Art always brought the technical discussion back to why it matters and who should do what about it. He respected power but wasn’t a shrinking violet when it came to engaging it, whether that be with a highly-placed politician or the CEO of a large company. He was gentle, yet unflappable.

He was also a master at dispelling myths and misinformation. Chief among these was that the wise use of energy (rather than energy in and of itself) was what truly powered economic growth. Thus, as he relished saying, each dollar spent on more energy efficient light bulbs provided more benefit at a lower cost than a dollar spent on new power plants. He set a great example of those of us under his tutelage.

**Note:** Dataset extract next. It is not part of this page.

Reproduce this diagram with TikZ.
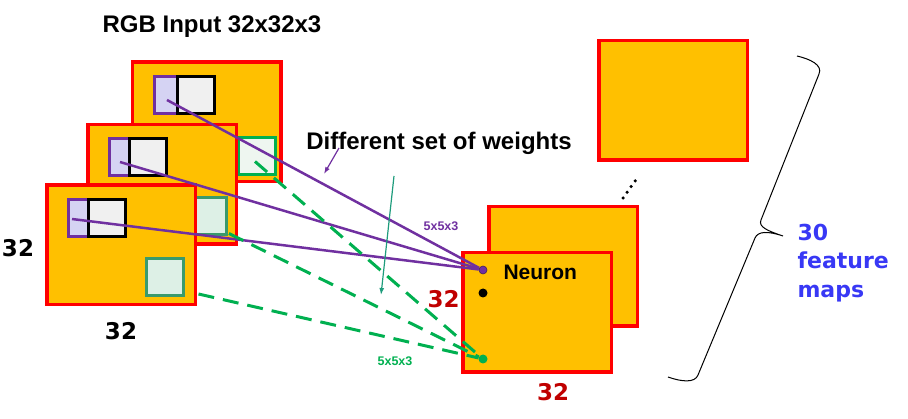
\documentclass[tikz,border=0pt]{standalone}
\usepackage{fontspec}
\setmainfont{Liberation Sans}
\newfontfamily\verdana{DejaVu Sans}
\usetikzlibrary{arrows.meta, calc}

\definecolor{ouro}{HTML}{FFC000}
\definecolor{vermelho}{HTML}{FF0000}
\definecolor{roxo}{HTML}{7030A0}
\definecolor{lavanda}{HTML}{D5D3F3}
\definecolor{cinza}{HTML}{F0F0F0}
\definecolor{verde}{HTML}{00B050}
\definecolor{verdeesc}{HTML}{3A9A6C}
\definecolor{verdeclaro}{HTML}{DDF0E6}
\definecolor{verdeb}{HTML}{EEF6F0}
\definecolor{vinho}{HTML}{C00000}
\definecolor{azul}{HTML}{3838F5}
\definecolor{turquesa}{HTML}{1E9C7C}

\tikzset{
  mapa/.style={draw=vermelho, fill=ouro, line width=3.5pt, inner sep=0pt,
               minimum width=148.5pt, minimum height=119.5pt},
  quadro/.style={line width=3pt, inner sep=0pt, minimum size=37pt},
  ponto/.style={circle, inner sep=0pt, minimum size=8pt},
  titulo/.style={font=\bfseries\fontsize{24}{28}\selectfont},
  dim/.style={font=\verdana\bfseries\fontsize{23}{28}\selectfont},
  peso/.style={font=\bfseries\fontsize{12.5}{14}\selectfont},
  ligroxo/.style={draw=roxo, line width=2.5pt},
  ligverde/.style={draw=verde, line width=3pt, dash pattern=on 16pt off 9pt}
}

\begin{document}
\begin{tikzpicture}[x=1pt, y=-1pt]
  \useasboundingbox (0,0) rectangle (908,419);
  % Entrada RGB (tres canais)
  \node[mapa] (inB) at (206.5,122) {};
  \node[quadro, draw=roxo, fill=lavanda] (pB) at (173,95) {};
  \node[quadro, draw=black, fill=cinza] (kB) at (195.5,95) {};
  \node[quadro, draw=verde, fill=verdeb] (gB) at (257,156.5) {};
  \node[mapa] (inM) at (162,184.5) {};
  \node[quadro, draw=roxo, fill=lavanda] (pM) at (128,157) {};
  \node[quadro, draw=black, fill=cinza] (kM) at (148,157) {};
  \node[quadro, draw=verdeesc, fill=verdeclaro] (gM) at (208,216.5) {};
  \node[mapa] (inF) at (121,245) {};
  \node[quadro, draw=roxo, fill=lavanda] (pF) at (87,218) {};
  \node[quadro, draw=black, fill=cinza] (kF) at (106.5,218) {};
  \node[quadro, draw=verdeesc, fill=verdeclaro] (gF) at (164.5,277) {};
  % Mapas de ativacao
  \node[mapa] (outT) at (673,100.5) {};
  \node[mapa] (outB) at (563,266.5) {};
  \node[mapa] (outF) at (537,312.5) {};
  \node[ponto, fill=roxo, draw=roxo!60!black, line width=0.6pt] (neuronio) at (483,270) {};
  \node[ponto, fill=black, minimum width=7pt, minimum height=9pt] (pontopreto) at (483,293) {};
  \node[ponto, fill=verde, minimum size=9pt] (neuroverde) at (483,359) {};
  % Ligacoes (pesos)
  \draw[ligroxo] ($(pB.center)+(-6,5)$) -- (neuronio);
  \draw[ligroxo] ($(pM.center)+(-8,5)$) -- (neuronio);
  \draw[ligroxo] ($(pF.center)+(-15,1)$) -- (neuronio);
  \draw[ligverde] ($(gB.center)+(-2,5)$) -- (neuroverde);
  \draw[ligverde] ($(gM.south east)+(1,-3)$) -- (neuroverde);
  \draw[ligverde] ($(gF.east)+(14,17)$) -- (neuroverde);
  % Textos
  \node[titulo] (rgb) at (212,27) {RGB Input 32x32x3};
  \node[titulo] (pesos) at (439,143) {Different set of weights};
  \node[font=\bfseries\fontsize{21}{24}\selectfont, anchor=west] (rotneuronio) at (500,272) {Neuron};
  \node[peso, text=roxo] (pesoroxo) at (441,226) {5x5x3};
  \node[peso, text=verde] (pesoverde) at (395,361) {5x5x3};
  \node[dim] (alt) at (18,248) {32};
  \node[dim] (larg) at (121,331) {32};
  \node[dim, text=vinho] (altsaida) at (443.5,299) {32};
  \node[dim, text=vinho] (largsaida) at (553,392) {32};
  \node[font=\verdana\bfseries\fontsize{22}{28.5}\selectfont, text=azul, align=left, anchor=west]
    (mapas) at (794,263) {30\\feature\\maps};
  % Setas de anotacao
  \coordinate (sr0) at (339,148);
  \coordinate (sr1) at (324,174);
  \coordinate (sv0) at (394,176);
  \coordinate (sv1) at (381,295);
  \draw[-{Latex[length=7pt,width=5pt]}, roxo, line width=1.2pt] (sr0) -- (sr1);
  \draw[-{Latex[length=7pt,width=5pt]}, turquesa, line width=1.2pt] (sv0) -- (sv1);
  % Reticencias
  \coordinate (r0) at (623,198);
  \coordinate (r1) at (638,177);
  \draw[line width=3.5pt, line cap=round, dash pattern=on 0pt off 7pt] (r0) -- (r1);
  % Chave inclinada
  \draw[line width=1pt] (797,56) .. controls (810,59) and (823,65) .. (819,74)
    -- (761,220) .. controls (758,227) and (768,231) .. (783,236)
    .. controls (768,231) and (758,231) .. (755,238)
    -- (698,375) .. controls (695,383) and (682,382) .. (668,377);
\end{tikzpicture}
\end{document}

Art had an uncanny ability to look at a cloud of numbers and tease out the embedded meaning, and visualize it in a technically correct but also compelling way. His intellectual breadth was unparalleled, spanning physics, materials, modeling, and economics. As a mentor he emphasized the equal importance of being numerate and literate, and, above all else, cross-disciplinary. He was a non-pompous communicator and would not tolerate indulgent, long-winded prose. He stripped away jargon and did not shy away from making definitive statements. Taking a queue from Fermi, he emphasized the use of analogies to help policymakers and the general public grasp the scale or relevance of things that could easily otherwise cause anyone to glaze over. He was a master of this and I find myself routinely gravitating towards that same method of communication in my own work.

Art was the antithesis of the stereotypical territorial academic. He routinely went out of his way to be inclusive and weave others into his vast professional networks, literally pulling cards out of his Rolodex and copying them for people. And he would readily share credit and authorship with young scientists he mentored.

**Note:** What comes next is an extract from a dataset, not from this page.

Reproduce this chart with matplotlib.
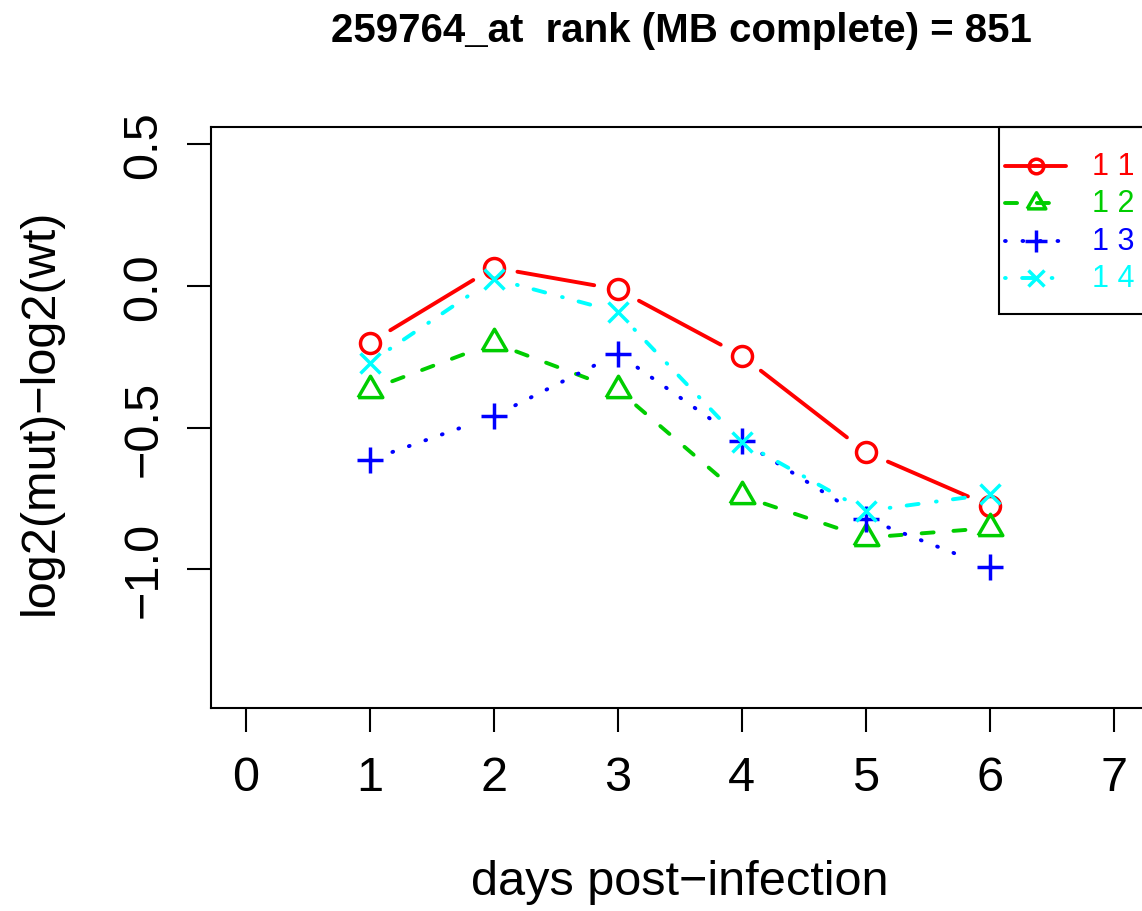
import numpy as np
import matplotlib
matplotlib.use('Agg')
import matplotlib.pyplot as plt
from matplotlib.patches import Rectangle

# ---------------- data ----------------
days = [1, 2, 3, 4, 5, 6]
series_labels = ['1 1', '1 2', '1 3', '1 4']
s11 = [-0.200, 0.065, -0.012, -0.247, -0.586, -0.776]
s12 = [-0.366, -0.201, -0.366, -0.741, -0.888, -0.854]
s13 = [-0.614, -0.459, -0.239, -0.547, -0.821, -0.992]
s14 = [-0.270, 0.026, -0.092, -0.550, -0.794, -0.735]
xticks = [0, 1, 2, 3, 4, 5, 6, 7]
yticks = [-1.0, -0.5, 0.0, 0.5]
ytick_labels = ['\u22121.0', '\u22120.5', '0.0', '0.5']
title = '259764_at  rank (MB complete) = 851'
xlabel = 'days post\u2212infection'
ylabel = 'log2(mut)\u2212log2(wt)'

# ---------------- style ----------------
plt.rcParams['font.family'] = ['Liberation Sans', 'DejaVu Sans']
W, H = 1142, 912
colors = ['#FF0000', '#00CD00', '#0000FF', '#00FFFF']
tri = [(-1, -0.577), (1, -0.577), (0, 1.155), (-1, -0.577)]
markers = ['o', tri, '+', 'x']
msizes = [14.4, 20.5, 18.7, 14.4]
leg_msizes = [10.5, 15.5, 16.0, 12.0]
LW = 2.8
MEW = 2.5
styles = ['-', (0, (3.1, 5.1)), (0, (0.2, 4.3)), (0, (0.2, 4.2, 3.1, 4.5))]
GAP = 24  # px gap around points (R type="b")

fig = plt.figure(figsize=(W / 100, H / 100), dpi=100)
ax = fig.add_axes([211 / W, 1 - 709 / H, (1148.7 - 211) / W, (709 - 128) / H])
ax.set_xlim(-0.28, 7.28)
ax.set_ylim(-1.489, 0.561)

for sp in ax.spines.values():
    sp.set_linewidth(1.5)
ax.set_xticks(xticks)
ax.set_xticklabels([str(t) for t in xticks])
ax.set_yticks(yticks)
ax.set_yticklabels(ytick_labels)
ax.tick_params(axis='both', length=17.3, width=1.5, labelsize=35, direction='out')
ax.tick_params(axis='x', pad=16.9)
ax.tick_params(axis='y', pad=15.0)
for lab in ax.get_yticklabels():
    lab.set_rotation(90)
    lab.set_va('center')
    lab.set_ha('right')

all_series = [s11, s12, s13, s14]
inv = ax.transData.inverted()
for vals, c, m, ms, ls in zip(all_series, colors, markers, msizes, styles):
    pts = ax.transData.transform(np.column_stack([days, vals]))
    for i in range(len(days) - 1):
        p0, p1 = pts[i], pts[i + 1]
        d = p1 - p0
        L = np.hypot(*d)
        if L <= 2 * GAP:
            continue
        u = d / L
        q = inv.transform(np.array([p0 + u * GAP, p1 - u * GAP]))
        ax.plot(q[:, 0], q[:, 1], color=c, lw=LW, linestyle=ls,
                dash_capstyle='round', solid_capstyle='round')
    ax.plot(days, vals, linestyle='none', marker=m, ms=ms, mew=MEW,
            mec=c, mfc='none', color=c)

# titles / labels
fig.text(681 / W, 1 - 31 / H, title, fontsize=29, fontweight='bold',
         ha='center', va='center')
fig.text(680 / W, 1 - 883 / H, xlabel, fontsize=35, ha='center', va='center')
fig.text(40 / W, 1 - 412 / H, ylabel, fontsize=35, ha='center', va='center',
         rotation=90)

# legend (drawn in pixel overlay)
lax = fig.add_axes([0, 0, 1, 1])
lax.set_xlim(0, W)
lax.set_ylim(H, 0)
lax.axis('off')
lax.add_patch(Rectangle((999, 128), 200, 187, fill=False, lw=1.5,
                        edgecolor='black', clip_on=False))
rows = [167, 204, 242, 279]
for lbl, c, m, ms, ls, y in zip(series_labels, colors, markers, leg_msizes, styles, rows):
    lax.plot([1005, 1066], [y, y], color=c, lw=LW, linestyle=ls,
             dash_capstyle='round', solid_capstyle='round')
    lax.plot([1035.5], [y], linestyle='none', marker=m, ms=ms, mew=MEW,
             mec=c, mfc='none')
    lax.text(1092, y, lbl, color=c, fontsize=22, ha='left', va='center')

fig.savefig('out.png', dpi=100)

His brilliance and benevolence did not go unnoticed. He received the National Medal of Technology and Innovation from then President Obama in 2013.

We worked on scores of projects together. Some of the most meaningful involved calculating and making the case for how much energy efficiency was saving economy-wide. Among other things, this fed into Congressional testimony demonstrating the high return on taxpayer investment in publicly funded energy efficiency R&D. Back in 1996 we collaborated on the then un-named field of "non-energy benefits", which has since blossomed into a large area of study. Later, my own branch of "NEBs" work was to look at how the world's largest industry -- insurance -- can benefit from improved energy efficiency and reduced greenhouse-gas emissions.

Art had a special place in his mind and heart for issues facing those at the bottom of the economic pyramid. When I began probing the idea of providing affordable solar-LED lighting for the 1.2 billion people on earth without electricity, Art immediately jumped in to bat around ideas and help secure the funding needed to move forward, in fact seeding the work with a prize he had recently won -- The Fermi Award.